COLLECTED MATERIAL.
========================
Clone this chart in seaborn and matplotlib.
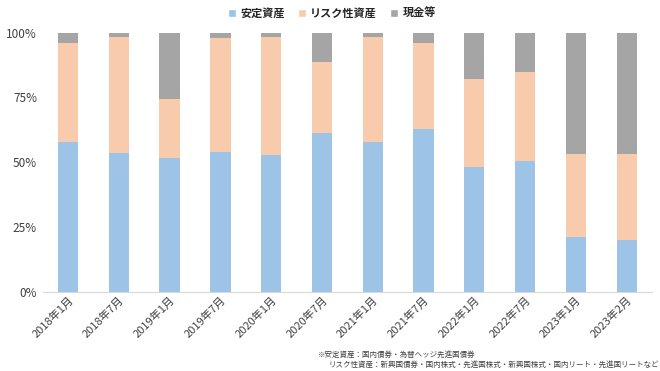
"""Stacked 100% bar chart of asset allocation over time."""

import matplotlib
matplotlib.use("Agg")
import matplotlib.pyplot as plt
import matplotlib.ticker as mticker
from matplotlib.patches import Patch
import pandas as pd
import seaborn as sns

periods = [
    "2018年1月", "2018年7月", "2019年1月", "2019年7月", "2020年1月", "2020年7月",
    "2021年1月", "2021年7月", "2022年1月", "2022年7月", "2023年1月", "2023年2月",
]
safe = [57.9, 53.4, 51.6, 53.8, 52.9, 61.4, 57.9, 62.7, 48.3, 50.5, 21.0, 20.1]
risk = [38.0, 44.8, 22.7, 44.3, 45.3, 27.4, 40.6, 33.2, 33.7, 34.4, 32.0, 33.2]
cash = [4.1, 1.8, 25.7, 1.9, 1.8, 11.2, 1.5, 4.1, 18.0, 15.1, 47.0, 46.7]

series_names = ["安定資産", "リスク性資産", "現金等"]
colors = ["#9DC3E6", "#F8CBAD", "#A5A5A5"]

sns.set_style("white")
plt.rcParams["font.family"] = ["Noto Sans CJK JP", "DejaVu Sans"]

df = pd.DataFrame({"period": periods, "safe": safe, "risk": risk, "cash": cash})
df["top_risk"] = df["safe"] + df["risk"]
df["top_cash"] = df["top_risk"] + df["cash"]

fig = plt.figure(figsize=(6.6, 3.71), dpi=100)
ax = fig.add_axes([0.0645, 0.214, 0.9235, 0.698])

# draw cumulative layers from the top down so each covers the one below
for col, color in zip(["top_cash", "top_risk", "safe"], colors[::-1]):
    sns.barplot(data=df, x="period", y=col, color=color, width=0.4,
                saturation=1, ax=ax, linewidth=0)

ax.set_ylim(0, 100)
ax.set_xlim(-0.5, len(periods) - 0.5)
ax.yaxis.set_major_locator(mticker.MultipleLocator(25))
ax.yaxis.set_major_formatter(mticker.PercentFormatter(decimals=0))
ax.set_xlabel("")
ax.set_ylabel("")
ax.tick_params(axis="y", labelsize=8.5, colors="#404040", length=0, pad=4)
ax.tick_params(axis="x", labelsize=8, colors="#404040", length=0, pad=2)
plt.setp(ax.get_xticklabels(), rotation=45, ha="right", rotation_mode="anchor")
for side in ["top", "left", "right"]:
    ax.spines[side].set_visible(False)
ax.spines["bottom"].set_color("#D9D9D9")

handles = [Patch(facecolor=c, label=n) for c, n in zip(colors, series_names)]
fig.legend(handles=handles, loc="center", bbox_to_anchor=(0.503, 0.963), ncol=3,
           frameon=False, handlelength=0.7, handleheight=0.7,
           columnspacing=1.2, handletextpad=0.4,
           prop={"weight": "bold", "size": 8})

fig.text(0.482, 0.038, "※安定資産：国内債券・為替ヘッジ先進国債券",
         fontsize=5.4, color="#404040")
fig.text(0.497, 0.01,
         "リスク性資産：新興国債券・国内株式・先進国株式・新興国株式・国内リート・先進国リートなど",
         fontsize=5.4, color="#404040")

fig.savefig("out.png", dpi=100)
========================
PROBLEM STATEMENT. Repeat, exactly and in full, each line from the start of the data to the line that contains "15.1, 47.0, 46.7]". Pictures do not go in.

OUTPUT FOR THIS EXERCISE.
Clone this chart in seaborn and matplotlib.
"""Stacked 100% bar chart of asset allocation over time."""

import matplotlib
matplotlib.use("Agg")
import matplotlib.pyplot as plt
import matplotlib.ticker as mticker
from matplotlib.patches import Patch
import pandas as pd
import seaborn as sns

periods = [
    "2018年1月", "2018年7月", "2019年1月", "2019年7月", "2020年1月", "2020年7月",
    "2021年1月", "2021年7月", "2022年1月", "2022年7月", "2023年1月", "2023年2月",
]
safe = [57.9, 53.4, 51.6, 53.8, 52.9, 61.4, 57.9, 62.7, 48.3, 50.5, 21.0, 20.1]
risk = [38.0, 44.8, 22.7, 44.3, 45.3, 27.4, 40.6, 33.2, 33.7, 34.4, 32.0, 33.2]
cash = [4.1, 1.8, 25.7, 1.9, 1.8, 11.2, 1.5, 4.1, 18.0, 15.1, 47.0, 46.7]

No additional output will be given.